→ **Given exercise**
Copy out the whole listing exactly as written, leaving the pictures behind.

→ **Material provided**

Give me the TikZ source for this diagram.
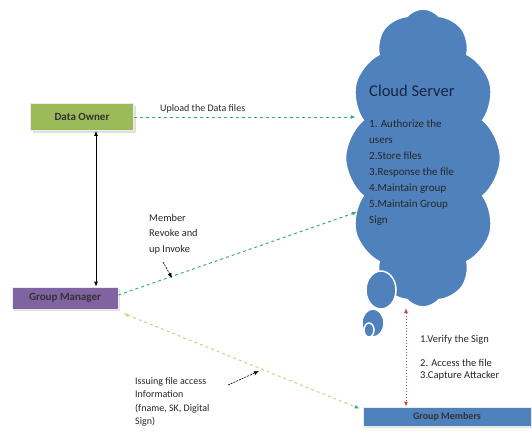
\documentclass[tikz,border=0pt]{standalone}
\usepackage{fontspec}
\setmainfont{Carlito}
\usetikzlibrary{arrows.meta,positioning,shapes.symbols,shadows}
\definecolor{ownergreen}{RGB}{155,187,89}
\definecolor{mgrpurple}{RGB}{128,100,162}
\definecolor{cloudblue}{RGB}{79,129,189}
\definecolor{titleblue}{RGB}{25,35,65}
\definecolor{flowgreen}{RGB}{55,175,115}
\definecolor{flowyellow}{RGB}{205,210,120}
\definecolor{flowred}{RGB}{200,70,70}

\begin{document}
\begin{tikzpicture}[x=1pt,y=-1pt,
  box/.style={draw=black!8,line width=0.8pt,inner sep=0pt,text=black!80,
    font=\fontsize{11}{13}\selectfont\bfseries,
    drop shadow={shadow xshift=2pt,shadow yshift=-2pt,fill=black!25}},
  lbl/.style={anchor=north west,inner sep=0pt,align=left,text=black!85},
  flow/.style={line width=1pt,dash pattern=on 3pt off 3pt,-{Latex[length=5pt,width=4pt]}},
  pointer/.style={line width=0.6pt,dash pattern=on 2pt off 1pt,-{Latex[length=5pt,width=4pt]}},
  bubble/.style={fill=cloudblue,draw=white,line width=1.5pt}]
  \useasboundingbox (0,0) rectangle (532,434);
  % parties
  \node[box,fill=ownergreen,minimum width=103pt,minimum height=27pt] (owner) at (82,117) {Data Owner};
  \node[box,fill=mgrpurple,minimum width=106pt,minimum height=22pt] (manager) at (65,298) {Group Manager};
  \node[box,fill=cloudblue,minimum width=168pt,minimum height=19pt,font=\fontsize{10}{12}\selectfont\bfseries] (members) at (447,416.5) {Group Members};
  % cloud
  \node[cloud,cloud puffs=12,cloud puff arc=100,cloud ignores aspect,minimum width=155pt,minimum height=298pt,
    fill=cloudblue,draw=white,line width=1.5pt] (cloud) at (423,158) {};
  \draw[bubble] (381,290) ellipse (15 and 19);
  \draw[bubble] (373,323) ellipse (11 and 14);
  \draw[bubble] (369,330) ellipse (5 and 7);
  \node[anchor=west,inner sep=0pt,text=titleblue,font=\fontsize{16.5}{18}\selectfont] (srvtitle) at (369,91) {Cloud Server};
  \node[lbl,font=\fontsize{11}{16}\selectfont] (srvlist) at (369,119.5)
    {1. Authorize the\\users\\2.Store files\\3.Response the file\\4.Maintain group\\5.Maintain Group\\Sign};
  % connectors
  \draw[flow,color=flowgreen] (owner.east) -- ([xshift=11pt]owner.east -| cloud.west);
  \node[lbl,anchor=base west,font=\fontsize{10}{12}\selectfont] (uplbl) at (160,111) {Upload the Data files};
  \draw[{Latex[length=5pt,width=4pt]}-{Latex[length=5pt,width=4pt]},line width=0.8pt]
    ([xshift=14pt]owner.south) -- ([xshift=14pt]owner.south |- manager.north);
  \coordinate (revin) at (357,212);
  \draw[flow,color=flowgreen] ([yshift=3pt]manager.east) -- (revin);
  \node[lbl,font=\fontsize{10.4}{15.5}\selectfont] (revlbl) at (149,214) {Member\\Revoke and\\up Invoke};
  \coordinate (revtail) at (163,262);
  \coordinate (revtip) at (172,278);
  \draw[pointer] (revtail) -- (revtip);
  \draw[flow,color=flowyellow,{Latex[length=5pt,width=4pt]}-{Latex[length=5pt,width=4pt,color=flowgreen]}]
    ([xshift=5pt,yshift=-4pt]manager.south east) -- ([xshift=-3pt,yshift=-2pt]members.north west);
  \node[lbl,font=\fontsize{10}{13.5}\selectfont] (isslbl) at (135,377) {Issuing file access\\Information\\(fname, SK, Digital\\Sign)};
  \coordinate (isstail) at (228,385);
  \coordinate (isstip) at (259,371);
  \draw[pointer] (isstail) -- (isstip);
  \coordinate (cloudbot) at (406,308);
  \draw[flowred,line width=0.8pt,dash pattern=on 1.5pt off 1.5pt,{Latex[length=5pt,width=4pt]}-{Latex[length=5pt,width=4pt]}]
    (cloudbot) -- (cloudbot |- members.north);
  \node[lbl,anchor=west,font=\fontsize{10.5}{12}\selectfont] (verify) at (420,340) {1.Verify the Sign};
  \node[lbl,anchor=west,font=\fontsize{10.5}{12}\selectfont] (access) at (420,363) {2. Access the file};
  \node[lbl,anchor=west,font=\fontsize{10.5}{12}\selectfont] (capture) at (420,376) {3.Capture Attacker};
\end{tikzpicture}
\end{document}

→ **Answer to this problem**
Give me the TikZ source for this diagram.
\documentclass[tikz,border=0pt]{standalone}
\usepackage{fontspec}
\setmainfont{Carlito}
\usetikzlibrary{arrows.meta,positioning,shapes.symbols,shadows}
\definecolor{ownergreen}{RGB}{155,187,89}
\definecolor{mgrpurple}{RGB}{128,100,162}
\definecolor{cloudblue}{RGB}{79,129,189}
\definecolor{titleblue}{RGB}{25,35,65}
\definecolor{flowgreen}{RGB}{55,175,115}
\definecolor{flowyellow}{RGB}{205,210,120}
\definecolor{flowred}{RGB}{200,70,70}

\begin{document}
\begin{tikzpicture}[x=1pt,y=-1pt,
  box/.style={draw=black!8,line width=0.8pt,inner sep=0pt,text=black!80,
    font=\fontsize{11}{13}\selectfont\bfseries,
    drop shadow={shadow xshift=2pt,shadow yshift=-2pt,fill=black!25}},
  lbl/.style={anchor=north west,inner sep=0pt,align=left,text=black!85},
  flow/.style={line width=1pt,dash pattern=on 3pt off 3pt,-{Latex[length=5pt,width=4pt]}},
  pointer/.style={line width=0.6pt,dash pattern=on 2pt off 1pt,-{Latex[length=5pt,width=4pt]}},
  bubble/.style={fill=cloudblue,draw=white,line width=1.5pt}]
  \useasboundingbox (0,0) rectangle (532,434);
  % parties
  \node[box,fill=ownergreen,minimum width=103pt,minimum height=27pt] (owner) at (82,117) {Data Owner};
  \node[box,fill=mgrpurple,minimum width=106pt,minimum height=22pt] (manager) at (65,298) {Group Manager};
  \node[box,fill=cloudblue,minimum width=168pt,minimum height=19pt,font=\fontsize{10}{12}\selectfont\bfseries] (members) at (447,416.5) {Group Members};
  % cloud
  \node[cloud,cloud puffs=12,cloud puff arc=100,cloud ignores aspect,minimum width=155pt,minimum height=298pt,
    fill=cloudblue,draw=white,line width=1.5pt] (cloud) at (423,158) {};
  \draw[bubble] (381,290) ellipse (15 and 19);
  \draw[bubble] (373,323) ellipse (11 and 14);
  \draw[bubble] (369,330) ellipse (5 and 7);
  \node[anchor=west,inner sep=0pt,text=titleblue,font=\fontsize{16.5}{18}\selectfont] (srvtitle) at (369,91) {Cloud Server};
  \node[lbl,font=\fontsize{11}{16}\selectfont] (srvlist) at (369,119.5)
    {1. Authorize the\\users\\2.Store files\\3.Response the file\\4.Maintain group\\5.Maintain Group\\Sign};
  % connectors
  \draw[flow,color=flowgreen] (owner.east) -- ([xshift=11pt]owner.east -| cloud.west);
  \node[lbl,anchor=base west,font=\fontsize{10}{12}\selectfont] (uplbl) at (160,111) {Upload the Data files};
  \draw[{Latex[length=5pt,width=4pt]}-{Latex[length=5pt,width=4pt]},line width=0.8pt]
    ([xshift=14pt]owner.south) -- ([xshift=14pt]owner.south |- manager.north);
  \coordinate (revin) at (357,212);
  \draw[flow,color=flowgreen] ([yshift=3pt]manager.east) -- (revin);
  \node[lbl,font=\fontsize{10.4}{15.5}\selectfont] (revlbl) at (149,214) {Member\\Revoke and\\up Invoke};
  \coordinate (revtail) at (163,262);
  \coordinate (revtip) at (172,278);
  \draw[pointer] (revtail) -- (revtip);
  \draw[flow,color=flowyellow,{Latex[length=5pt,width=4pt]}-{Latex[length=5pt,width=4pt,color=flowgreen]}]
    ([xshift=5pt,yshift=-4pt]manager.south east) -- ([xshift=-3pt,yshift=-2pt]members.north west);
  \node[lbl,font=\fontsize{10}{13.5}\selectfont] (isslbl) at (135,377) {Issuing file access\\Information\\(fname, SK, Digital\\Sign)};
  \coordinate (isstail) at (228,385);
  \coordinate (isstip) at (259,371);
  \draw[pointer] (isstail) -- (isstip);
  \coordinate (cloudbot) at (406,308);
  \draw[flowred,line width=0.8pt,dash pattern=on 1.5pt off 1.5pt,{Latex[length=5pt,width=4pt]}-{Latex[length=5pt,width=4pt]}]
    (cloudbot) -- (cloudbot |- members.north);
  \node[lbl,anchor=west,font=\fontsize{10.5}{12}\selectfont] (verify) at (420,340) {1.Verify the Sign};
  \node[lbl,anchor=west,font=\fontsize{10.5}{12}\selectfont] (access) at (420,363) {2. Access the file};
  \node[lbl,anchor=west,font=\fontsize{10.5}{12}\selectfont] (capture) at (420,376) {3.Capture Attacker};
\end{tikzpicture}
\end{document}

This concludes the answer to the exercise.